Notice who didn't join in the ruling? Gorsuch and Drunky McRapeface.
 
(Previously discussed in one of the basic Trump Threads.)

Another case where Gorsuch sides with the other Conservatives:

From: CNBC
The Supreme Court on Monday voted 5-4 to strike down a restrictive Louisiana abortion measure in a major win for reproductive rights activists, with Chief Justice John Roberts siding with the court’s four liberals.... The case involved a Louisiana abortion law requiring doctors who provide abortions to have admitting privileges at a hospital within 30 miles of their clinic....Roberts said his vote with the liberals on Monday was based on the top court’s precedent in Whole Woman’s Health v. Hellerstedt, a case the court decided in 2016.

You know who didn't join the law in supporting abortion rights (despite the fact that a very similar law was struck down recently)?
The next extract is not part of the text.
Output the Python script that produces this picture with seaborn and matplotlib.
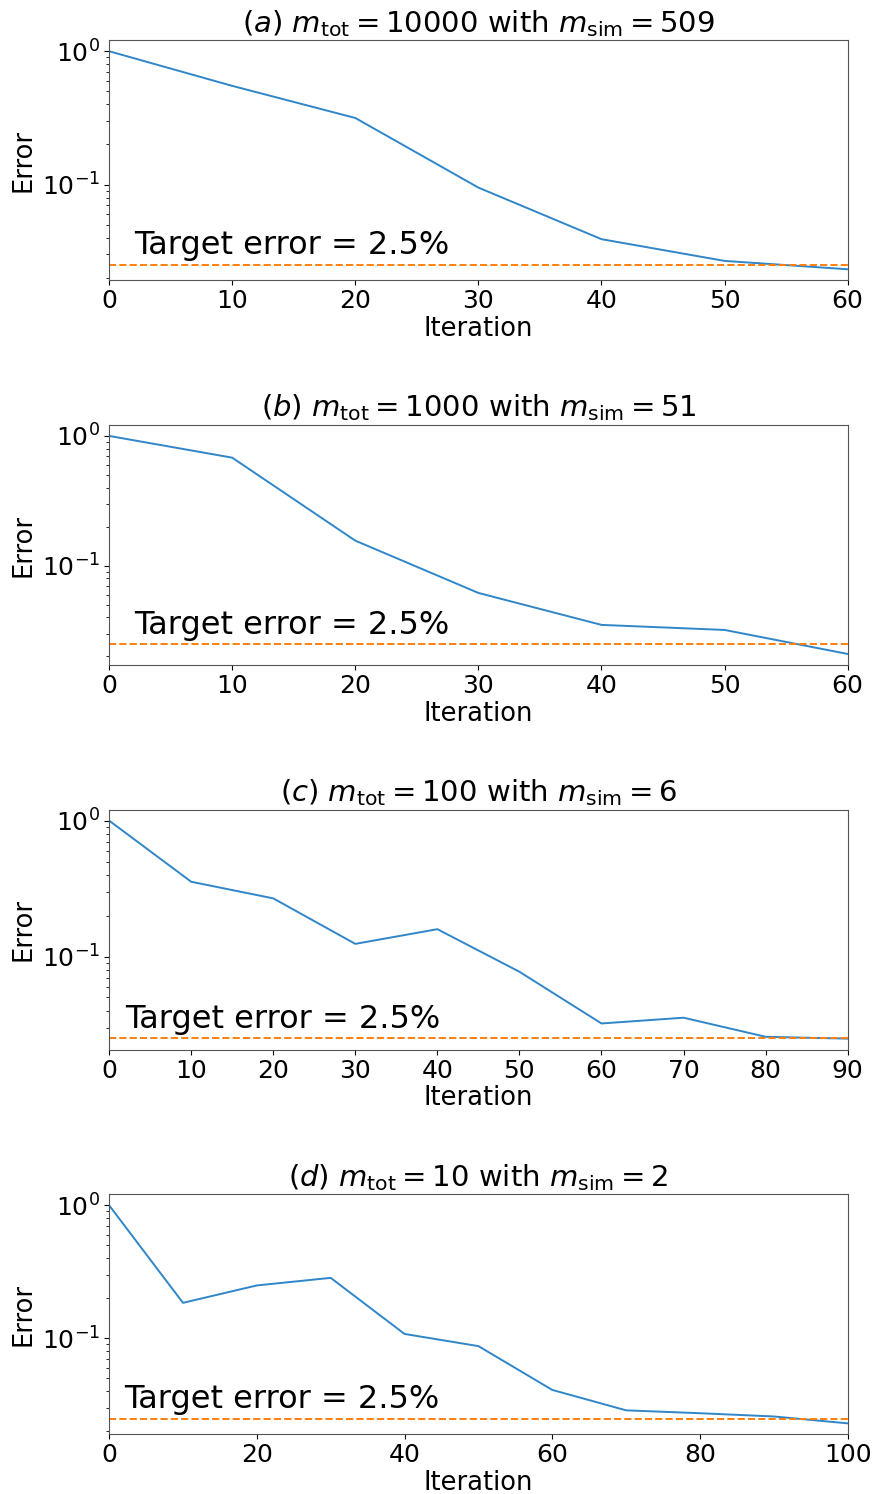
import numpy as np
import pandas as pd
import seaborn as sns
import matplotlib
matplotlib.use("Agg")
import matplotlib.pyplot as plt

# ---- data ----
iter_a = [0, 10, 20, 30, 40, 50, 60]
err_a = [1.0, 0.55, 0.316, 0.095, 0.039, 0.0268, 0.0232]

iter_b = [0, 10, 20, 30, 40, 50, 60]
err_b = [1.0, 0.68, 0.156, 0.0617, 0.035, 0.032, 0.0209]

iter_c = [0, 10, 20, 30, 40, 50, 60, 70, 80, 90]
err_c = [1.0, 0.355, 0.268, 0.124, 0.159, 0.0773, 0.0322, 0.0355, 0.0257, 0.0249]

iter_d = [0, 10, 20, 30, 40, 50, 60, 70, 80, 90, 100]
err_d = [1.0, 0.185, 0.25, 0.285, 0.108, 0.0875, 0.041, 0.0288, 0.0274, 0.0259, 0.023]

titles = [
    r"$(a)$ $m_{\mathrm{tot}} = 10000$ with $m_{\mathrm{sim}} = 509$",
    r"$(b)$ $m_{\mathrm{tot}} = 1000$ with $m_{\mathrm{sim}} = 51$",
    r"$(c)$ $m_{\mathrm{tot}} = 100$ with $m_{\mathrm{sim}} = 6$",
    r"$(d)$ $m_{\mathrm{tot}} = 10$ with $m_{\mathrm{sim}} = 2$",
]
target_error = 0.025
target_label = "Target error = 2.5%"

series = [(iter_a, err_a), (iter_b, err_b), (iter_c, err_c), (iter_d, err_d)]

sns.set_style("white")
plt.rcParams["font.family"] = ["DejaVu Sans"]
plt.rcParams["mathtext.fontset"] = "dejavusans"
plt.rcParams["text.color"] = "black"
plt.rcParams["axes.labelcolor"] = "black"
plt.rcParams["xtick.color"] = "black"
plt.rcParams["ytick.color"] = "black"

fig, axes = plt.subplots(4, 1, figsize=(8.73, 14.94), dpi=100)
fig.subplots_adjust(left=0.125, right=0.971, top=0.973, bottom=0.04, hspace=0.604)

for ax, (xs, ys), title in zip(axes, series, titles):
    df = pd.DataFrame({"Iteration": xs, "Error": ys})
    sns.lineplot(data=df, x="Iteration", y="Error", ax=ax, color="#2f86c8", linewidth=1.4)
    ax.set_yscale("log")
    ax.axhline(target_error, color="#ff7f0e", linestyle="--", linewidth=1.4)
    ax.text(2, 0.03, target_label, fontsize=23, color="black")
    ax.set_xlim(min(xs), max(xs))
    ax.set_title(title, fontsize=21, color="black")
    ax.set_xlabel("Iteration", fontsize=18.5, labelpad=2)
    ax.set_ylabel("Error", fontsize=18.5, labelpad=4)
    ax.tick_params(axis="both", which="major", labelsize=18, direction="out", length=3.5, width=0.8,
                   left=True, bottom=True, pad=3)
    ax.tick_params(axis="y", which="minor", direction="out", length=2, width=0.6, left=True)
    for sp in ax.spines.values():
        sp.set_color("#555555")
        sp.set_linewidth(0.8)

fig.savefig("out.png", dpi=100, facecolor="white")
Gorsuch and Kavanaugh.

So, Gorsuch gets praise for supporting LGBTQ rights, then within a few weeks votes against both abortion rights, and immigrant's rights.

Still think that Gorsuch "isn't that bad"?
 
Another case where Gorsuch sides with the other Conservatives:

Yeah, I was reading the dissent this morning.

What it does is show what a thin line there is between yes and no.

It also emphasises that Clarence Thomas needs to drop dead shortly after the end of the year and get another liberal justice appointed in his place. I can understand Gorsuch going the way he did, but Thomas just looks like the world's worst Uncle Tom.
 
Nice to see the Trump appointees and alleged puppets voting against his attempt to keep his tax returns from other courts.